Submitted by Anonymous (not verified) on June 20, 2013 6:00 am
Same with a highly selective, smaller magnet school - limited teaching experience and NO administrative experience but well connected... It is who you know not what you know or a track record in the classroom or office.
Submitted by Gamal Sherif on June 20, 2013 9:00 am
Torch, Thanks for framing the importance of consistent & effective leadership. Principals are part of a larger system, and we need to strategically support all dimensions of effective schools. An isolated emphasis on individual principal excellence, however, is an example of the human capital model of school reform: "If we just had excellent principals (or teachers), then students would achieve at high levels." The human capital model also has the potential to implicate principals -- and teachers. We need school enrichment models that foster teachers' stewardship of the profession. When teachers have the flexibility to modify curriculum, instruction, assessment, and policy to meet the needs of their students, schools are enriched.

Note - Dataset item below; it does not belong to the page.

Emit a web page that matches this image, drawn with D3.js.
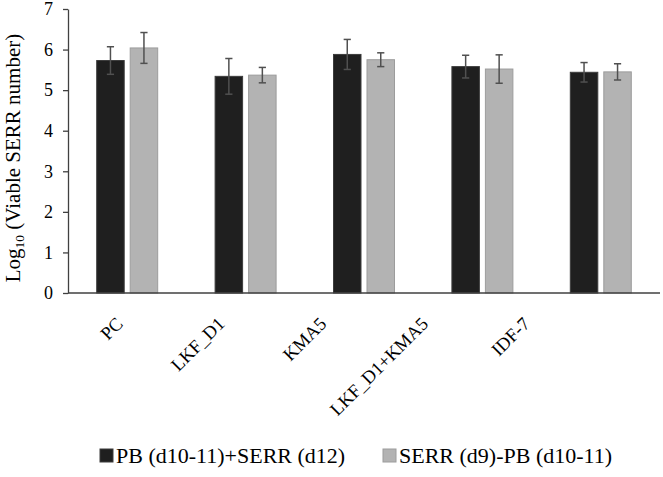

Check out Carrie R. Lenea's "The Missing Link in School Reform," an article that emphasizes the importance of teachers' social capital: Gamal Sherif
Submitted by Carol Wacker (not verified) on June 20, 2013 6:33 pm
Hi Torch, Glad to see that you are still involved with the Philadelphia School System. I think you know that my preferred promotional model follows corporate practice. For example, a newly hired worker performs at or below average performance. When he gets more familiar with expectations, he performs extremely well at the average level. Soon, he performs at a very high level, over and beyond the usual expectations. Now he is promotable. The system should codify such a program to identify extraordinary teachers, encourage them to get the necessary course work for certification, and perhaps offer them internships. As it is now, the teachers decide that they want a promotion so they get the certifications. This has worked reasonably well but I think there are ways to identify the best candidates.